What is needed |
Only the number is needed: how many lines of the records include "this"?

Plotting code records
____________________

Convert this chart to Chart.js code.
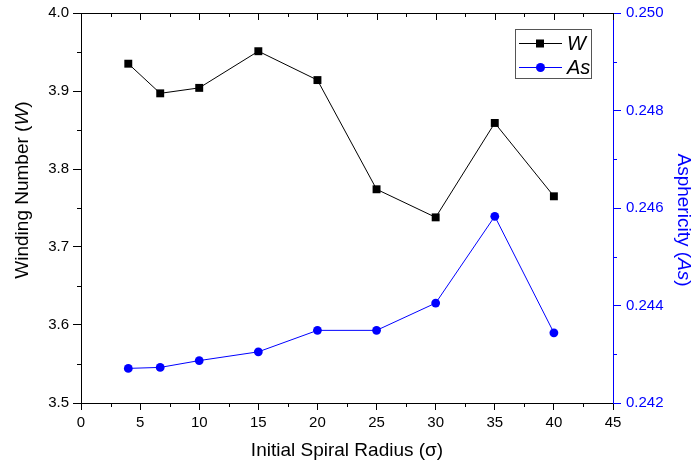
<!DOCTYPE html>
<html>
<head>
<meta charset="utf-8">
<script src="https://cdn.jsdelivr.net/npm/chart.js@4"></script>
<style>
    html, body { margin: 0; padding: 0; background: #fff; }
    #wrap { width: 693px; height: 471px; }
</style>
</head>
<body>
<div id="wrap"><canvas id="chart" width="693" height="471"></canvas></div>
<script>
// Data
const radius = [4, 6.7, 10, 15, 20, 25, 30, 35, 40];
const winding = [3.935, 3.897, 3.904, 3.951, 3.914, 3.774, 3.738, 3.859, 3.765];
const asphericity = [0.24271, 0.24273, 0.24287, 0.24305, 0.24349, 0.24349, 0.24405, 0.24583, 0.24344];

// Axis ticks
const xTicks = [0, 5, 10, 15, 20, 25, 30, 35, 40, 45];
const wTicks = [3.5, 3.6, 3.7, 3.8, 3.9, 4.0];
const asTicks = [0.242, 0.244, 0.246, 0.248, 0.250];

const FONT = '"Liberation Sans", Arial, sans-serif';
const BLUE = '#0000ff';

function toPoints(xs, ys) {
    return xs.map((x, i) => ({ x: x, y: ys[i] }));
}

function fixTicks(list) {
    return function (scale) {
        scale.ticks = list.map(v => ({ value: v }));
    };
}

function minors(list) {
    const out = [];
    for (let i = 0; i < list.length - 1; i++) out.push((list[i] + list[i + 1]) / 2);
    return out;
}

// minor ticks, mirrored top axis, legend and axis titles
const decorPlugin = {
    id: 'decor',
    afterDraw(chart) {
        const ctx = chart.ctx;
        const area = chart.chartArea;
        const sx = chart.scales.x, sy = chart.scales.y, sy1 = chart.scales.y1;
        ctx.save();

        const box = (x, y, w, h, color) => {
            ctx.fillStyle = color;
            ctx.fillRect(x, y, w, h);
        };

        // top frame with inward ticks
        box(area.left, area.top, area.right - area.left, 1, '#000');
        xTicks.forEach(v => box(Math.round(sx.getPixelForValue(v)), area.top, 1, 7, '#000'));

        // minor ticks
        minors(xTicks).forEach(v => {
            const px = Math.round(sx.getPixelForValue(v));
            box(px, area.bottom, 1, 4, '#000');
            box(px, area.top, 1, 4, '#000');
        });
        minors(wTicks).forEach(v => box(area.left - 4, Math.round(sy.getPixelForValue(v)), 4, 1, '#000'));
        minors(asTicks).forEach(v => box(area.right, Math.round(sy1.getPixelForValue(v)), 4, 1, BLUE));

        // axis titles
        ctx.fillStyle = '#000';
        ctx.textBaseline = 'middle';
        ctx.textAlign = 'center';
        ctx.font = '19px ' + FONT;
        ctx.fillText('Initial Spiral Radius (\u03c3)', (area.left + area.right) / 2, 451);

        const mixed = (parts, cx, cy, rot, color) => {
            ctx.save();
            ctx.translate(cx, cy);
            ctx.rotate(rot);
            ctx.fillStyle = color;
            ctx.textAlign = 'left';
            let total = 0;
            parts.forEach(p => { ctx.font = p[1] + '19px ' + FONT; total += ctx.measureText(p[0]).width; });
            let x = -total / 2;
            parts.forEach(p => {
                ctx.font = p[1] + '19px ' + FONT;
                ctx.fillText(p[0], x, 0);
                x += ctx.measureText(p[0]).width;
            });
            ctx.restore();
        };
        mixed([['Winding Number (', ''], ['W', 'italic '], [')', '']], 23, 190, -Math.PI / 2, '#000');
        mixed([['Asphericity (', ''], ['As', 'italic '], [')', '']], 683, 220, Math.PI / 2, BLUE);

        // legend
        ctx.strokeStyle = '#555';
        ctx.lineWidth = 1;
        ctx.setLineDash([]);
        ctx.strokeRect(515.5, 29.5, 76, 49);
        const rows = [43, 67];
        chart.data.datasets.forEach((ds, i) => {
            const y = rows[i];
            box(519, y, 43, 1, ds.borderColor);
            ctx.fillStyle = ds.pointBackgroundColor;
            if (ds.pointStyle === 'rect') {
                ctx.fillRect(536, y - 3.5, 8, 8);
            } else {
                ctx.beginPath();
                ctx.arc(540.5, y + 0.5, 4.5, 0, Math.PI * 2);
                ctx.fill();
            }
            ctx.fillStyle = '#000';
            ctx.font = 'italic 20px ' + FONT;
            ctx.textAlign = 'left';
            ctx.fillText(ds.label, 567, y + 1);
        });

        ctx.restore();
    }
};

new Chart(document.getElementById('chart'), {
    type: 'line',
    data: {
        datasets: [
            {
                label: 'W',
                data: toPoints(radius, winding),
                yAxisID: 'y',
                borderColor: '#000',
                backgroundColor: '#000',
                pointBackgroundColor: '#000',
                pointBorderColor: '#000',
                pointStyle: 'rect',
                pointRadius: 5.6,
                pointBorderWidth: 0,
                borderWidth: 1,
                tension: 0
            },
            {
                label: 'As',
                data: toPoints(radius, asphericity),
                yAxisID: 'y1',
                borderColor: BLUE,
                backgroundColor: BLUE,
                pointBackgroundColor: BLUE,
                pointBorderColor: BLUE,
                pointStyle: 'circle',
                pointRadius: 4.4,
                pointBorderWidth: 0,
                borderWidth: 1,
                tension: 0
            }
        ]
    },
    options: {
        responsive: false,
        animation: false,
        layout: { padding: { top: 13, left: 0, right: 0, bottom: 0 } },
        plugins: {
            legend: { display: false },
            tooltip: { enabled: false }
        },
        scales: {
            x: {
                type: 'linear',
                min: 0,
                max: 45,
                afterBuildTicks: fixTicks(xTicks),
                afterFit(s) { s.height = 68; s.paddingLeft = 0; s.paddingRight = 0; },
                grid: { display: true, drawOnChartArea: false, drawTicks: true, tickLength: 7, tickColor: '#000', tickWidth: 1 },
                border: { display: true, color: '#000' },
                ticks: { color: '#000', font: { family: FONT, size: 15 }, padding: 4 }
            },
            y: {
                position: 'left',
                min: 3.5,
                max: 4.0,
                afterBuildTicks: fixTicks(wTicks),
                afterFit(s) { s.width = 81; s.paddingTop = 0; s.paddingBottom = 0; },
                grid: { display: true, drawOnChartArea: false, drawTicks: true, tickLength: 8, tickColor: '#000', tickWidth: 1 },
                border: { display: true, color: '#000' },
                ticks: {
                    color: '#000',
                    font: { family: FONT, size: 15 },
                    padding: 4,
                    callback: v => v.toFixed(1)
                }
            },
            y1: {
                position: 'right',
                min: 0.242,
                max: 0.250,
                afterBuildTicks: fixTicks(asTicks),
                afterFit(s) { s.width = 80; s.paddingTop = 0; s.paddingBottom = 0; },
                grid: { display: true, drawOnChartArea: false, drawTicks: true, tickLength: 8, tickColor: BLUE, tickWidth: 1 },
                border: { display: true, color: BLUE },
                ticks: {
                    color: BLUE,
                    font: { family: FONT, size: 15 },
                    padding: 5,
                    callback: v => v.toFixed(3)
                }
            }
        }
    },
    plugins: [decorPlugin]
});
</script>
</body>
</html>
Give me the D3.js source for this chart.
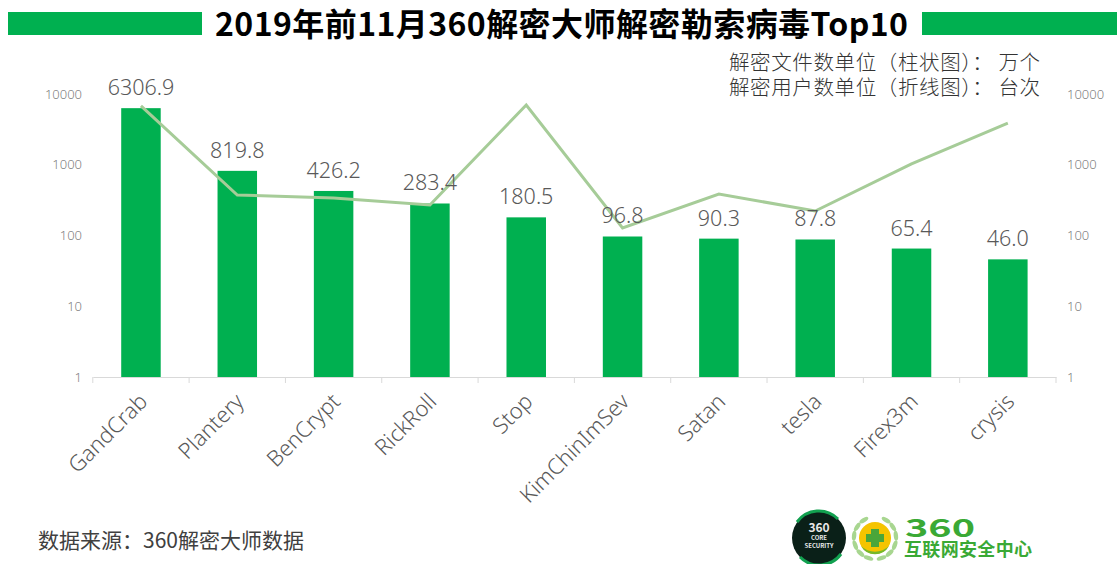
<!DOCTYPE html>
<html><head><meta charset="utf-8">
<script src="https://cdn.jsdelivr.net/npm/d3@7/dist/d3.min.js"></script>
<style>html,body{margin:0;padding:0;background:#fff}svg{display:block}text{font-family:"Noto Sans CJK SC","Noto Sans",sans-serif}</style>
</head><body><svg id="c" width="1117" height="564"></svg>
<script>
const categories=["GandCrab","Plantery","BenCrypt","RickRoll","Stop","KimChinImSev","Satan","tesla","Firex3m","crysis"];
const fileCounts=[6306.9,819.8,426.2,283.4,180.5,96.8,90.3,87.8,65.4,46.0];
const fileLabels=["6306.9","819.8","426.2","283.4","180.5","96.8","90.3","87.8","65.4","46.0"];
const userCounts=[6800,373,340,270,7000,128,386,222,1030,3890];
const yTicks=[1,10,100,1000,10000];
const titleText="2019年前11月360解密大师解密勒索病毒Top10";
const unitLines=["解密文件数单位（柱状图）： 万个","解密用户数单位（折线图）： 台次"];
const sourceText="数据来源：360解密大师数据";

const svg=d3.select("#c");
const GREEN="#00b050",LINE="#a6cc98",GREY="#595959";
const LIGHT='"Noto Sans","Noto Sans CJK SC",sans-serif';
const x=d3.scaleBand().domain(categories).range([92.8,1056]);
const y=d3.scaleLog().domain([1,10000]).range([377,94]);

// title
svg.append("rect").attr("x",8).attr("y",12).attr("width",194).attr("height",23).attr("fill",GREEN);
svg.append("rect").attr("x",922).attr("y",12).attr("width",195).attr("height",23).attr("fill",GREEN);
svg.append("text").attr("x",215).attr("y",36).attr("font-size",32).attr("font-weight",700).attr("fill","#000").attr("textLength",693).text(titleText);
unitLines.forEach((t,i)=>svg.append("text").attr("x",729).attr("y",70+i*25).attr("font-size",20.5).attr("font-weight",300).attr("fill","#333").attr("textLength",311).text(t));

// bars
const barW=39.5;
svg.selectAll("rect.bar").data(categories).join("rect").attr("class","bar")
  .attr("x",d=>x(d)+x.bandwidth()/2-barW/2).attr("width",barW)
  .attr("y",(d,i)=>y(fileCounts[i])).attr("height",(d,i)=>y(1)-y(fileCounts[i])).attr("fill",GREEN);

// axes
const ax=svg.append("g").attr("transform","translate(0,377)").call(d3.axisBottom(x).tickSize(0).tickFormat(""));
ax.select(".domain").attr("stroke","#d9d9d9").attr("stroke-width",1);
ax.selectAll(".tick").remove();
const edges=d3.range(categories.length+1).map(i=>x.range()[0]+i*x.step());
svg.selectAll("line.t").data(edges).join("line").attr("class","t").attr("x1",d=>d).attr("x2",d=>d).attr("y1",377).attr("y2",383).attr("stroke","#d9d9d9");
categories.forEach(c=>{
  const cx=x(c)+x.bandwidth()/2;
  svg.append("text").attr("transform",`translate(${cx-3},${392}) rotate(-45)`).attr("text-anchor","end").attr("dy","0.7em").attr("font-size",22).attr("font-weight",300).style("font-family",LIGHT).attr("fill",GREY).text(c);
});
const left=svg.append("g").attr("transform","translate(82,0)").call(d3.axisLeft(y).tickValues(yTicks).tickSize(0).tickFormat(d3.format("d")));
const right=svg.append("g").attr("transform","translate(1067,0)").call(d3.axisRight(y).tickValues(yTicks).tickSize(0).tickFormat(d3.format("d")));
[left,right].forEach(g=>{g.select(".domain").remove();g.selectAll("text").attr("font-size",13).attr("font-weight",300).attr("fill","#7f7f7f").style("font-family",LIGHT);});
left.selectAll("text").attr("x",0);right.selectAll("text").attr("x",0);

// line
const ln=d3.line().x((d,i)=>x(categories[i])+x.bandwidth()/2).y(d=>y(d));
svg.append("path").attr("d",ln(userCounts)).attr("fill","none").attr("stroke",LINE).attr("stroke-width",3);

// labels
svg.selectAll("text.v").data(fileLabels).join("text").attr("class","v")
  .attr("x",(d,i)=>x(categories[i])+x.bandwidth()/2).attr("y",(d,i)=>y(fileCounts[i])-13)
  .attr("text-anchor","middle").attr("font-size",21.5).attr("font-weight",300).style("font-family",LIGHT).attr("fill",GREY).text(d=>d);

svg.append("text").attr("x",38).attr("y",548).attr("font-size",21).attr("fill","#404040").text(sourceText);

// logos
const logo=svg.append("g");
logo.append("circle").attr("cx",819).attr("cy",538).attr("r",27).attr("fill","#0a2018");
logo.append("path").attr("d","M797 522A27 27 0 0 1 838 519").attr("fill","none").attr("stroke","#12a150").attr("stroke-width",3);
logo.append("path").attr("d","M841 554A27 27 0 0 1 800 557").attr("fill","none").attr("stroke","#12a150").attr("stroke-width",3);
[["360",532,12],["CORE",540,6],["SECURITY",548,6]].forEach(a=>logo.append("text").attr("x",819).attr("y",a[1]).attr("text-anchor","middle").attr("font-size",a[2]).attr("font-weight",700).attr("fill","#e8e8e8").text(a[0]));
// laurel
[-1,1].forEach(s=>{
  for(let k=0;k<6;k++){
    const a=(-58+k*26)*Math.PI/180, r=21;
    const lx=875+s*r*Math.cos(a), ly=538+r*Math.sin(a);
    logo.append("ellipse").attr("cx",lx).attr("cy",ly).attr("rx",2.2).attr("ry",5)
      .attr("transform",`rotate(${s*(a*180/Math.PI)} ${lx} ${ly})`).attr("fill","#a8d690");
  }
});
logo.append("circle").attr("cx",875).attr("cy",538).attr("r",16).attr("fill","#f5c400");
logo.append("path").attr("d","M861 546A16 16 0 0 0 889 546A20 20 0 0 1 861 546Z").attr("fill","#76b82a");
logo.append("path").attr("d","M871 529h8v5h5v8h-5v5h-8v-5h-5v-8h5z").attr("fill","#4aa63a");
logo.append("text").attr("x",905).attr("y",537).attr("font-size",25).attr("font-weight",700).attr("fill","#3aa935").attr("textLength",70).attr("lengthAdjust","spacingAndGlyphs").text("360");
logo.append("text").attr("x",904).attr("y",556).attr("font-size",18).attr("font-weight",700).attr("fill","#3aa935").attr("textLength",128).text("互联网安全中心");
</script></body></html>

____________________

Output below |
2